The side plate 39 is arranged on the cooling water tube 31 of the uppermost stage through the fins 32 and the side plate 39 is arranged below the cooling water tube 31 of the lowermost stage through the fins 32. These members are fixed by the wire lest they move in the vertical direction, in the same way as in the evaporator 1.

The cooling water inlet pipe 36 is provisionally fixed by caulking to the position of the communication hole that is formed in the first cooling water header tank 34, and the cooling water outlet pipe 37 and the air vent valve 38 are provisionally fixed by caulking to the position of the communication hole that is formed in the second cooling water header tank 35.

The bracket 22 for fitting to the engine radiator 3 is provisionally fixed by caulking to the side plate on the upper end side 39. In this state, the side plate 39 is fixed by the dedicated jig from both right and left sides lest it is deviated.

Next, the tank caps for the cooling water header tanks 34 and 35 are provisionally fixed to the upper and lower ends of the cooling water header tanks 34 and 35 in the same way as the condenser 1. Each constituent component is brazed in this state and the radiator 2 for the electric components is produced.

Next, the condenser 1 and the radiator 2 for the electric components that are separately produced as described above are coupled with each other by fastening the bolt 41 penetrating through the bracket portion 26 of the tank cap 23 to the screw hole formed in the first cooling water header tank 34 and the bolt 42 penetrating through the bracket 20 of the gas/liquid separator 18 to the screw hole formed in the second cooling water header tank 35. In this way the heat exchanger according to this embodiment is produced.

In the condenser 1 of the heat exchanger according to this embodiment, the pawl portion 25b disposed on the tank cap 23 is strongly and provisionally fixed in such a manner as to encompass the outer peripheral side of the side plate 21 as described above. Therefore, the provisional fixing state of the tank cap 23 can be kept at the time of brazing without inviting an increase in production cost and the tank cap 23 can be bonded to the upper end of the first refrigerant header tank 14.
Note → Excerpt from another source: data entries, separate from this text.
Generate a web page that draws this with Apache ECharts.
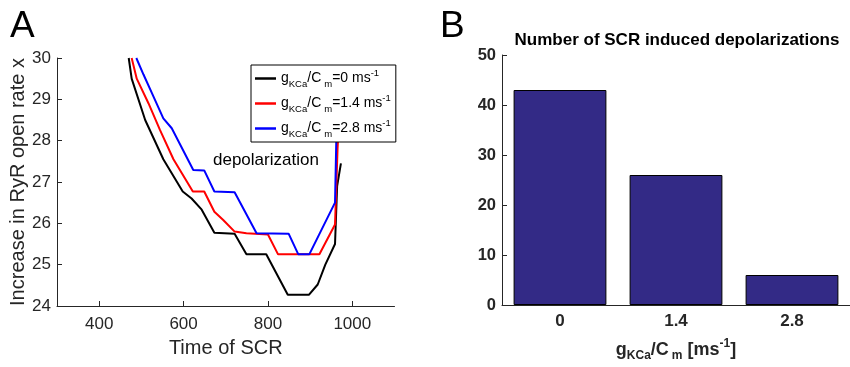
<!DOCTYPE html>
<html>
<head>
<meta charset="utf-8">
<script src="https://cdn.jsdelivr.net/npm/echarts@6/dist/echarts.min.js"></script>
<style>
  html, body { margin: 0; padding: 0; background: #fff; }
  #chart { width: 850px; height: 367px; }
</style>
</head>
<body>
<div id="chart"></div>
<script>
// panel A: [time of SCR, increase in RyR open rate]
const lineG0 = [
  [470, 30.0], [477, 29.5], [509, 28.5], [552, 27.55], [598, 26.77], [619, 26.6],
  [643, 26.33], [673, 25.77], [721, 25.75], [749, 25.25], [796, 25.25], [847, 24.27],
  [897, 24.27], [918, 24.52], [936, 25.0], [959, 25.5], [964, 26.9], [973, 27.45]
];
const lineG14 = [
  [477, 30.0], [489, 29.5], [517, 28.9], [544, 28.26], [576, 27.55], [622, 26.77],
  [649, 26.77], [673, 26.28], [694, 26.08], [721, 25.8], [749, 25.76], [800, 25.73],
  [824, 25.25], [922, 25.25], [959, 25.97], [965, 27.8], [970, 28.8]
];
const lineG28 = [
  [488, 30.0], [505, 29.6], [525, 29.15], [552, 28.54], [572, 28.3], [623, 27.29],
  [649, 27.28], [673, 26.77], [721, 26.75], [773, 25.76], [849, 25.75], [872, 25.25],
  [898, 25.25], [959, 26.5], [962, 28.0], [964, 29.0]
];
const gValues = ["0", "1.4", "2.8"];
const lineColors = ["#000000", "#ff0000", "#0000ff"];
const timeTicks = [400, 600, 800, 1000];

// panel B
const barCategories = ["0", "1.4", "2.8"];
const depolCounts = [43, 26, 6];

const FONT = "Liberation Sans";
const AXIS_COLOR = "#262626";

const chart = echarts.init(document.getElementById("chart"), null, { renderer: "canvas" });

const legendRich = {
  n: { fontFamily: FONT, fontSize: 14, lineHeight: 21, color: "#000" },
  sub: { fontFamily: FONT, fontSize: 9.5, lineHeight: 9, verticalAlign: "bottom", color: "#000" },
  subm: { fontFamily: FONT, fontSize: 9.5, lineHeight: 9, verticalAlign: "bottom", padding: [0, 0, 0, 3], color: "#000" },
  sup: { fontFamily: FONT, fontSize: 9.5, lineHeight: 9, verticalAlign: "top", color: "#000" }
};

const lineSeries = [lineG0, lineG14, lineG28].map((pts, i) => ({
  name: "g" + gValues[i],
  type: "line",
  xAxisIndex: 0,
  yAxisIndex: 0,
  data: pts,
  symbol: "none",
  smooth: false,
  clip: true,
  lineStyle: { color: lineColors[i], width: 2 },
  itemStyle: { color: lineColors[i] },
  z: 2
}));

const option = {
  animation: false,
  backgroundColor: "#fff",
  grid: [
    { left: 57, top: 58, width: 337.5, height: 248 },
    { left: 502, top: 55, width: 352, height: 252.7 }
  ],
  xAxis: [
    {
      gridIndex: 0,
      type: "value",
      min: 300,
      max: 1100,
      splitLine: { show: false },
      axisLine: { lineStyle: { color: AXIS_COLOR, width: 1 } },
      axisTick: { inside: true, length: 5, customValues: timeTicks, lineStyle: { color: AXIS_COLOR } },
      axisLabel: {
        customValues: timeTicks, color: AXIS_COLOR, fontFamily: FONT, fontSize: 17, margin: 10,
        formatter: v => String(v)
      },
      name: "Time of SCR",
      nameLocation: "middle",
      nameGap: 32,
      nameTextStyle: { color: AXIS_COLOR, fontFamily: FONT, fontSize: 20 }
    },
    {
      gridIndex: 1,
      type: "category",
      data: barCategories,
      boundaryGap: true,
      axisLine: { lineStyle: { color: AXIS_COLOR, width: 1 } },
      axisTick: { show: false },
      axisLabel: { color: AXIS_COLOR, fontFamily: FONT, fontSize: 17, fontWeight: "bold", margin: 8 },
      name: "{b|g}{sub|KCa}{b|/C}{subm|m}{b| [ms}{sup|-1}{b|]}",
      nameLocation: "middle",
      nameGap: 33,
      nameTextStyle: {
        rich: {
          b: { fontFamily: FONT, fontSize: 18, fontWeight: "bold", lineHeight: 24, color: AXIS_COLOR },
          sub: { fontFamily: FONT, fontSize: 12, fontWeight: "bold", lineHeight: 12, verticalAlign: "bottom", color: AXIS_COLOR },
          subm: { fontFamily: FONT, fontSize: 12, fontWeight: "bold", lineHeight: 12, verticalAlign: "bottom", padding: [0, 0, 0, 3], color: AXIS_COLOR },
          sup: { fontFamily: FONT, fontSize: 12, fontWeight: "bold", lineHeight: 12, verticalAlign: "top", color: AXIS_COLOR }
        }
      }
    }
  ],
  yAxis: [
    {
      gridIndex: 0,
      type: "value",
      min: 24,
      max: 30,
      interval: 1,
      splitLine: { show: false },
      axisLine: { show: true, lineStyle: { color: AXIS_COLOR, width: 1 } },
      axisTick: { show: true, inside: true, length: 5, lineStyle: { color: AXIS_COLOR } },
      axisLabel: { color: AXIS_COLOR, fontFamily: FONT, fontSize: 17, margin: 6 },
      name: "Increase in RyR open rate x",
      nameLocation: "middle",
      nameGap: 27,
      nameTextStyle: { color: AXIS_COLOR, fontFamily: FONT, fontSize: 20 }
    },
    {
      gridIndex: 1,
      type: "value",
      min: 0,
      max: 50,
      interval: 10,
      splitLine: { show: false },
      axisLine: { show: true, lineStyle: { color: AXIS_COLOR, width: 1 } },
      axisTick: { show: true, inside: true, length: 5, lineStyle: { color: AXIS_COLOR } },
      axisLabel: { color: AXIS_COLOR, fontFamily: FONT, fontSize: 16.5, fontWeight: "bold", margin: 6 }
    }
  ],
  legend: {
    data: lineSeries.map(s => ({ name: s.name, icon: "rect" })),
    orient: "vertical",
    left: 251,
    top: 65,
    padding: [3, 5, 3, 4],
    itemGap: 4,
    itemWidth: 21,
    itemHeight: 2.5,
    backgroundColor: "#fff",
    borderColor: "#000",
    borderWidth: 1,
    borderRadius: 0,
    z: 10,
    textStyle: { fontFamily: FONT, fontSize: 14, color: "#000", rich: legendRich },
    formatter: name => {
      const v = name.slice(1);
      return "{n|g}{sub|KCa}{n|/C}{subm|m}{n|=" + v + " ms}{sup|-1}";
    }
  },
  graphic: [
    { type: "text", x: 10, y: 8, style: { text: "A", font: "37px '" + FONT + "'", fill: "#000" } },
    { type: "text", x: 440, y: 8, style: { text: "B", font: "37px '" + FONT + "'", fill: "#000" } },
    { type: "text", x: 213, y: 152, style: { text: "depolarization", font: "17px '" + FONT + "'", fill: "#000" } },
    {
      type: "text", x: 677, y: 32,
      style: { text: "Number of SCR induced depolarizations", font: "bold 17px '" + FONT + "'", fill: "#000", textAlign: "center" }
    }
  ],
  series: [
    ...lineSeries,
    {
      name: "count",
      type: "bar",
      xAxisIndex: 1,
      yAxisIndex: 1,
      data: depolCounts,
      barWidth: "80%",
      itemStyle: { color: "#332A86", borderColor: "#000", borderWidth: 1 }
    }
  ]
};

chart.setOption(option);
</script>
</body>
</html>
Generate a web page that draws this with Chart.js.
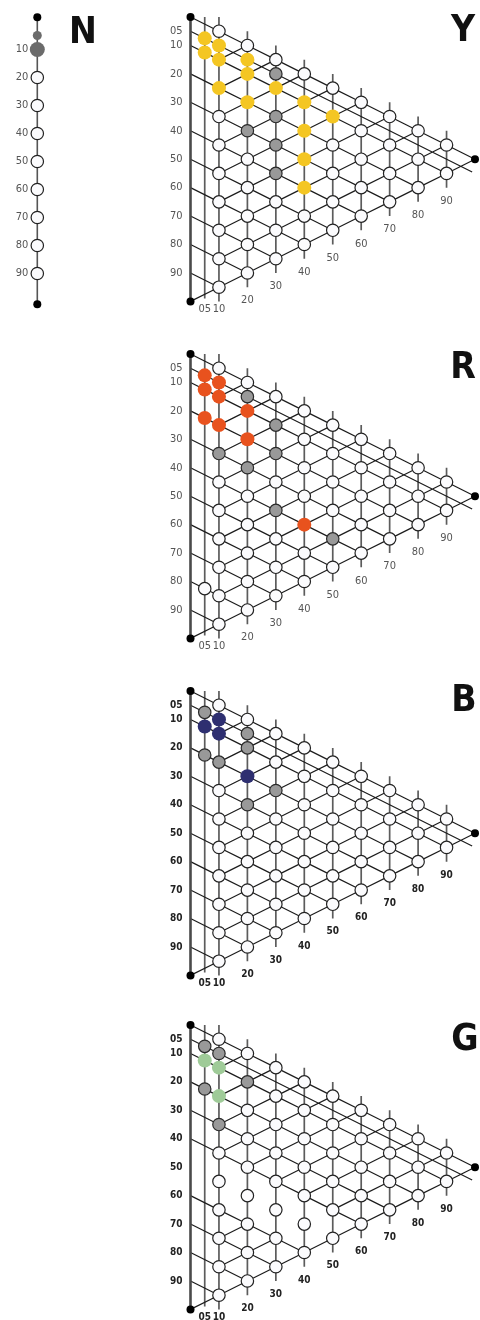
<!DOCTYPE html>
<html>
<head>
<meta charset="utf-8">
<script src="https://cdn.jsdelivr.net/npm/chart.js@4.4.1/dist/chart.umd.min.js"></script>
<style>
html, body { margin: 0; padding: 0; background: #fff; }
body { width: 480px; height: 1320px; position: relative; overflow: hidden; }
canvas { position: absolute; left: 0; }
.hue { position: absolute; font-family: 'Liberation Sans Narrow', 'DejaVu Sans Condensed', Roboto, sans-serif;
       font-weight: bold; font-size: 37px; line-height: 37px; color: #111; transform: translate(-50%, -50%); }
</style>
</head>
<body>
<canvas id="nChart" width="80" height="320" style="top:0"></canvas>
<canvas id="yChart" width="480" height="325" style="top:-3px"></canvas>
<canvas id="rChart" width="480" height="325" style="top:334px"></canvas>
<canvas id="bChart" width="480" height="325" style="top:671px"></canvas>
<canvas id="gChart" width="480" height="325" style="top:1005px"></canvas>
<div class="hue" style="left:83px;top:30px">N</div>
<div class="hue" style="left:463px;top:28px">Y</div>
<div class="hue" style="left:463px;top:365px">R</div>
<div class="hue" style="left:464px;top:698px">B</div>
<div class="hue" style="left:465px;top:1037px">G</div>
<script>
// ejes y escalas
const leftTicks = [5, 10, 20, 30, 40, 50, 60, 70, 80, 90];
const bottomTicks = [5, 10, 20, 30, 40, 50, 60, 70, 80, 90];
const chromaCols = [10, 20, 30, 40, 50, 60, 70, 80, 90];
const blackRows = [0, 10, 20, 30, 40, 50, 60, 70, 80, 90];
const halfRow = 5;

// escala N (negrura pura)
const nTicks = [10, 20, 30, 40, 50, 60, 70, 80, 90];
const nSteps = [5, 10, 20, 30, 40, 50, 60, 70, 80, 90];
const nGray = [5, 10];
const nEnds = [-1.5, 101];

// muestras por tono: [cromaticidad, negrura]
const yHue = [[5, 5], [5, 10], [10, 5], [10, 10], [10, 20], [20, 5], [20, 10], [20, 20], [30, 10], [40, 10], [40, 20], [40, 30], [40, 40], [50, 10]];
const yGray = [[20, 30], [30, 5], [30, 20], [30, 30], [30, 40]];
const yExtra = [];

const rHue = [[5, 5], [5, 10], [5, 20], [10, 5], [10, 10], [10, 20], [20, 10], [20, 20], [40, 40]];
const rGray = [[10, 30], [20, 5], [20, 30], [30, 10], [30, 20], [30, 40], [50, 40]];
const rExtra = [[5, 80]];

const bHue = [[5, 10], [10, 5], [10, 10], [20, 20]];
const bGray = [[5, 5], [5, 20], [10, 20], [20, 5], [20, 10], [20, 30], [30, 20]];
const bExtra = [];

const gHue = [[5, 10], [10, 10], [10, 20]];
const gGray = [[5, 5], [5, 20], [10, 5], [10, 30], [20, 10]];
const gExtra = [];
const gLoose = [[10, 50], [20, 50], [30, 50], [40, 50]];

const FONT = "'Liberation Sans Narrow', 'DejaVu Sans Condensed', Roboto, sans-serif";

const isIn = (list, c, s) => list.some(p => p[0] === c && p[1] === s);
const toXY = p => ({ x: p[0], y: p[1] + p[0] / 2 });
const GAP = { x: null, y: null };

function latticeLines(loose) {
    const segs = [];
    const add = (a, b) => {
        if (isIn(loose, a[0], a[1]) || isIn(loose, b[0], b[1])) return;
        segs.push(toXY(a), toXY(b), GAP);
    };
    const chain = nodes => { for (let i = 1; i < nodes.length; i++) add(nodes[i - 1], nodes[i]); };
    // filas de negrura constante
    blackRows.forEach(s => chain([0, ...chromaCols, 100].filter(c => c <= 100 - s).map(c => [c, s])));
    add([0, halfRow], [99, halfRow]);
    // blancura constante
    chromaCols.forEach(w => chain(chromaCols.filter(c => c <= 100 - w).map(c => [c, 100 - w - c])));
    // borde inferior
    chain([0, ...chromaCols, 100].map(c => [c, 100 - c]));
    return segs;
}

function verticalLines() {
    const segs = [toXY([5, -2.5]), toXY([5, 96.5]), GAP];
    chromaCols.forEach(c => segs.push(toXY([c, -5]), toXY([c, 105 - c]), GAP));
    return segs;
}

const bottomLabels = {
    id: 'bottomLabels',
    afterDatasetsDraw(chart, args, o) {
        if (!o || !o.color) return;
        const { ctx, scales: { x, y } } = chart;
        ctx.save();
        ctx.font = o.font;
        ctx.fillStyle = o.color;
        ctx.textAlign = 'center';
        ctx.textBaseline = 'middle';
        bottomTicks.forEach(c => {
            const b = Math.min(100 - c / 2 + 9.7, 102.8);
            ctx.fillText(String(c).padStart(2, '0'), x.getPixelForValue(c), y.getPixelForValue(b));
        });
        ctx.restore();
    }
};

function triangulo(id, hue, gray, extra, loose, color, bold) {
    const whites = [];
    chromaCols.forEach(c => blackRows.forEach(s => {
        if (c + s > 100) return;
        if (isIn(hue, c, s) || isIn(gray, c, s)) return;
        whites.push([c, s]);
    }));
    extra.forEach(p => whites.push(p));
    const txtColor = bold ? '#222' : '#555';
    const weight = bold ? 'bold' : 'normal';
    const size = bold ? 10 : 11;

    return new Chart(document.getElementById(id), {
        type: 'scatter',
        data: {
            datasets: [
                { data: verticalLines(), showLine: true, borderColor: '#5c5c5c', borderWidth: 1.7, pointRadius: 0, order: 5 },
                { data: latticeLines(loose), showLine: true, borderColor: '#1c1c1c', borderWidth: 1.2, pointRadius: 0, order: 4 },
                { data: [toXY([0, 0]), toXY([0, 100])], showLine: true, borderColor: '#4a4a4a', borderWidth: 2.6, pointRadius: 0, order: 3 },
                { data: whites.map(toXY), pointRadius: 6.2, pointBorderWidth: 1.2, pointBackgroundColor: '#fbfbfd', pointBorderColor: '#222', order: 2 },
                { data: gray.map(toXY), pointRadius: 6.2, pointBorderWidth: 1.2, pointBackgroundColor: '#999', pointBorderColor: '#2a2a2a', order: 1 },
                { data: hue.map(toXY), pointRadius: 7, pointBorderWidth: 0, pointBackgroundColor: color, pointBorderColor: color, order: 1 },
                { data: [[0, 0], [0, 100], [100, 0]].map(toXY), pointRadius: 4, pointBorderWidth: 0, pointBackgroundColor: '#000', order: 0 }
            ].map(d => Object.assign({ clip: false }, d))
        },
        options: {
            responsive: false,
            animation: false,
            events: [],
            layout: { autoPadding: false, padding: { left: 0, right: 5, top: 20, bottom: 325 - 20 - 284.4 } },
            scales: {
                x: { type: 'linear', min: 0, max: 100, display: false },
                y: {
                    type: 'linear', reverse: true, min: 0, max: 100,
                    afterFit(axis) { axis.width = 190.5; },
                    afterBuildTicks(axis) { axis.ticks = leftTicks.map(v => ({ value: v })); },
                    ticks: {
                        autoSkip: false, padding: 8, color: txtColor,
                        font: { family: FONT, size: size, weight: weight },
                        callback: v => String(v).padStart(2, '0')
                    },
                    grid: { display: false, drawTicks: false },
                    border: { display: false }
                }
            },
            plugins: {
                legend: { display: false },
                tooltip: { enabled: false },
                bottomLabels: { color: txtColor, font: weight + ' ' + size + 'px ' + FONT }
            }
        },
        plugins: [bottomLabels]
    });
}

// escala N
new Chart(document.getElementById('nChart'), {
    type: 'scatter',
    data: {
        datasets: [
            { data: nEnds.map(n => ({ x: 0, y: n })), showLine: true, borderColor: '#555', borderWidth: 1.6, pointRadius: 0, order: 3 },
            { data: nSteps.filter(n => !nGray.includes(n)).map(n => ({ x: 0, y: n })), pointRadius: 6.2, pointBorderWidth: 1.2, pointBackgroundColor: '#fbfbfd', pointBorderColor: '#222', order: 2 },
            { data: nGray.map(n => ({ x: 0, y: n })), pointRadius: [4.5, 7.5], pointBorderWidth: 0, pointBackgroundColor: '#6b6b6b', order: 1 },
            { data: nEnds.map(n => ({ x: 0, y: n })), pointRadius: 4, pointBorderWidth: 0, pointBackgroundColor: '#000', order: 0 }
        ].map(d => Object.assign({ clip: false }, d))
    },
    options: {
        responsive: false,
        animation: false,
        events: [],
        layout: { autoPadding: false, padding: { left: 0, right: 0, top: 17.3, bottom: 320 - 304.3 } },
        scales: {
            x: { type: 'linear', min: 0, max: 1, display: false },
            y: {
                type: 'linear', reverse: true, min: nEnds[0], max: nEnds[1],
                afterFit(axis) { axis.width = 37.3; },
                afterBuildTicks(axis) { axis.ticks = nTicks.map(v => ({ value: v })); },
                ticks: { autoSkip: false, padding: 9, color: '#555', font: { family: FONT, size: 11 } },
                grid: { display: false, drawTicks: false },
                border: { display: false }
            }
        },
        plugins: { legend: { display: false }, tooltip: { enabled: false } }
    }
});

triangulo('yChart', yHue, yGray, yExtra, [], '#f4c623', false);
triangulo('rChart', rHue, rGray, rExtra, [], '#e8521e', false);
triangulo('bChart', bHue, bGray, bExtra, [], '#2e2f70', true);
triangulo('gChart', gHue, gGray, gExtra, gLoose, '#9fcb98', true);
</script>
</body>
</html>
The pawl portion 25b is provisionally fixed to the portion in proximity with the bond portion between the side plate 21 and the first refrigerant header tank 14 where the amount of deformation after brazing is small. Consequently, a positioning error of the tank cap 23 after brazing can be prevented. As a result, brazing quality defects such as the positioning error of the bracket portion 26 and liquid leakage from the bonding portion between the tank cap 23 and the first refrigerant header tank 14 can be effectively prevented.

Furthermore, the header tanks in proximity with the condenser 1 and the radiator 2 for the electric components are fastened to each other through the bracket portion 26 disposed on the tank caps 23. Consequently, it becomes possible to shorten the distance between the condenser 1 and the radiator 2 for the electric components and to secure the fastening strength.

Next, the second embodiment of the present invention will be explained.

FIG. 10A is an overall front view of the tank cap 23 and FIG. 10B is its top view. Incidentally, the tank cap 23 shown in FIGS. 10A and 10B represents the single body of the tank cap 23 before it is arranged on the upper end side of the first refrigerant header tank 14. The tank cap 23 closes the upper end portion of the first refrigerant header tank 14 and the bracket 136 for fitting is bonded to the tank cap 23.

The tank cap 23 includes a tank closing portion 134 and a cap extension portion 135. The tank closing portion 134 and the cap extension portion 135 are integrally constituted into a substantially flat sheet-like shape. The tank closing portion 134 closes the upper end of the first refrigerant header tank 14. The cap extension portion 135 extends from the tank closing portion 134 in such a manner as to overlap with the side plate 21 on the upper end side of the core portion 13, and is coupled to the side plate 21.

The tank closing portion 24 has a positioning flange 134a for positioning the tank cap 23 and the first refrigerant header tank 14 and provisionally fixing them. The positioning flanges 134a are disposed at three positions in such a manner that they can clamp the upper end portion of the first refrigerant header tank 14 from the outer peripheral side. A pin provisional fixing hole portion 134b, as a through-hole to which a later-appearing pin member 137 is caulked, is formed at a substantial center of the tank closing portion 134.

The cap extension portion 135 has a positioning flange 135a for positioning and provisionally fixing the tank cap 23 and the side plate 21. The positioning flanges 135a are disposed at two positions in such a manner that they can clamp the side plate 21 from the longitudinal direction. Furthermore, the cap extension portion 135 has pawl portions 135b for caulking and provisionally fixing the side plate 21 from the longitudinal direction at two positions.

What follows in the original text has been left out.